A year later, I started to learn spanish. Each day I would find a cat and try to speak to them in their own language: Spanish
I still have had no success communicating with the spaniards.
This happened to my little sister, but it's still hilarious.
When she was in third grade everyone in the class was sharing their genealogy. Kids around the room were saying, "I'm English", "I'm Irish", "I'm Danish". My sister raised her hand and shouted out to the class, "I'm Germish!".
I was told it took a long time for the laughing to die down.
I used to believe that if a white couple had a baby in, say, Japan, the baby would look Japanese, i.e., darker skin, straight black hair and almond eyes. If a white couple had a baby in Africa, they would have a Negro baby with Negro features.
I am Canadian and I moved to Switzerland. I would tell people that I was English because I couldn't understand how I wasn't. I spoke English, didn't I?

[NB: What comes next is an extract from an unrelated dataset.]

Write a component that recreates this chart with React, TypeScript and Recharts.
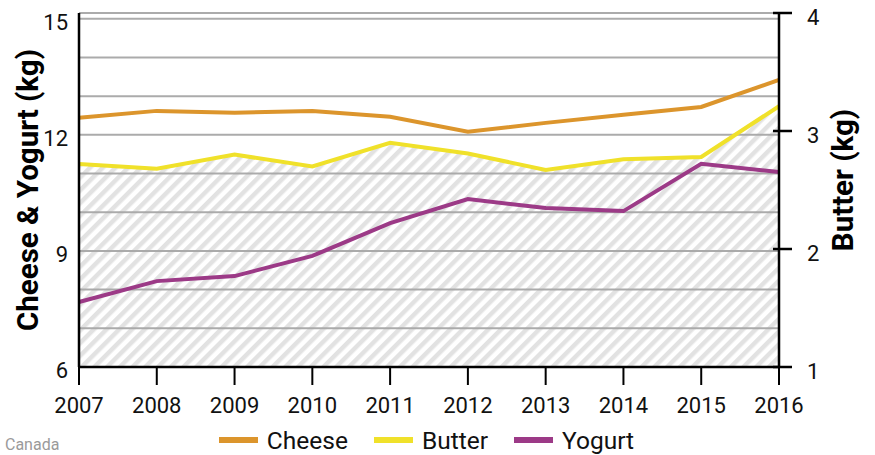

When I was eight or so, I believed Scotch tape came from Scotland and the kilts that Scottish people wore all had the same design like the one on the Scotch tape package.
In 6th grade I moved from Ontario, Canada to New York, and told several of my new classmates that beaver tails are a Candian delicacy, that my old school had been held in an igloo, and that I rode a dogsled or possibly a mammoth instead of a schoolbus each morning. (Some of them caught on when I got to the mammoth, some didn't.)
Up to about 14yrs I used to think that Welsh people where called "Waleish" as in Scottish, Irish and English.............my relatives (in Wales) never lived it down
Until...yesterday, actually, I was certain that Cleveland was in Denmark. I thought a lot of unusual things about them, now that I think about them. I used to think the Danish were called the Netherlanders. And they also invented doughnuts and dogs. And because they invented dogs, God lived there.
When I was about eight, my family went on a trip to Canada. Since I was "American," I decided it would be cool to call peoplefrom Canada "Canadians." I was so convinced that I made up the word "Canadian" that I was really disappointed that they didn't mention my "great new invention" on the news that night.
So what did Canadians call themsleves before, really?